Mercredi 29 septembre, le gouvernement a annoncé une nouvelle loi prorogeant le pass – sanitaire jusqu’à l’été 2022. C’est aussi ce jour choisi par le Conseil d’État, qui sera sans aucun doute consulté par le gouvernement sur ce nouveau texte, pour présenter son étude annuelle ayant pour thème « Les états d’urgence : la démocratie sous contrainte ».
Connu pour ses décisions et ses avis la haute juridiction administrative est aussi un lieu de proposition et de réflexion. Une fonction à laquelle son vice président, Bruno Lasserre, tient particulièrement car, dit-il, « elle fait partie de l’ADN » du Conseil d’État qu’il aime comparer à « une ruche » où se produit une légitimité au travail de l’institution sur les grands sujets de société comme la laïcité et la bioéthique de même que cette étude sur les états d’urgence vient répondre aux inquiétudes de bon nombre de Français qui se demandent si le régime de l’exception est voué à devenir la norme. En effet, depuis 2015, l’état d’urgence a été déclaré à deux reprises en France, pour des raisons sécuritaires d’abord, sanitaires ensuite. Au final, les Français auront vécu plus de la moitié de la période 2015-2021, sous ce régime. Il est donc apparu utile au Conseil d’État de s’interroger sur ce qu’il recouvre. Quand et pourquoi déclencher l’état d’urgence ? Comment en sortir ? Quels sont les bénéfices, les inconvénients, les risques ? Quelles conséquences sur les libertés et l’État de droit ?

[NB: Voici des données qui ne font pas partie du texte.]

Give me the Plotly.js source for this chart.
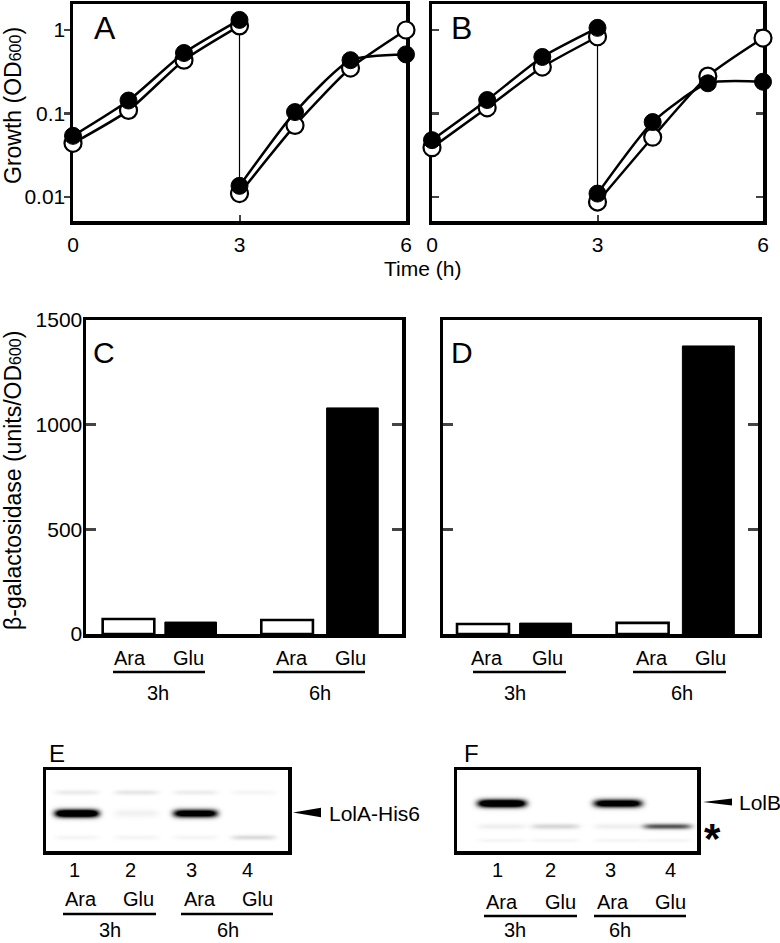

Tirer les enseignements des états d’urgence 2015-2021

L’analyse des états d’urgence récents a permis aux auteurs de cette réflexion de tirer différents enseignements sur ce régime d’exception, de cerner ses limites, ses avantages et ses risques.
Parmi les points principaux étudiés, l’étude revient en premier lieu sur l’opportunité de son utilisation. Atout indéniable pour adapter le cadre juridique existant au danger, à l’irruption d’une situation difficile, l’état d’urgence a aussi une utilité politique : il appelle au sursaut et à la mobilisation sous l’impératif « attention nous changeons d’époque, nous sommes dans un moment difficile. Il sonne un rappel destiné à répondre à un péril imminent » indique Bruno Lasserre pour souligner que l’état d’urgence est ainsi utile et efficace pour faire face à un désordre momentané, lorsqu’aucun autre outil juridique ou opérationnel n’existe.
Pourtant la « crise » est aujourd’hui de plus en plus confondue avec les menaces pérennes qui fragilisent en profondeur la société et pour lesquels l’état d’urgence n’est pas une solution pertinente. La question de son usage prolongé soulève également de nombreuses questions. Sur le long terme, son usage est délétère : il déstabilise le fonctionnement ordinaire des institutions, en bouleversant le rôle du Parlement et des institutions territoriales, banalise le risque, restreint les libertés de façon excessive et altère, à terme, la cohésion sociale et pose au final la question : l’État de droit peut-il résister à l’état d’exception et comment ? Car, la sortie de l’état d’urgence reste toujours difficile, un choix d’autant plus difficile lorsque la menace persiste. La sortie d’état d’urgence s’accompagne toujours d’un sentiment de « désarmement », de perte ou d’abandon de protection constate Bruno Lasserre : l’entrée dans l’état d’urgence est facile et la sortie est toujours difficile, car dans la sortie de l’état d’urgence, l’État vous dit, « je ne vous protège plus ». Par ailleurs, le retour en arrière est également difficilement vécu notamment pour les administrations qui sont en charge de la sécurité et à qui l’État a octroyé des moyens spécifiques de procédures d’enquêtes ou de surveillance. Il est difficile pour des administrations de « rendre ces mesures ». Ne pas entrer dans l’état d’urgence reste donc la meilleure solution conclut le Vice-président.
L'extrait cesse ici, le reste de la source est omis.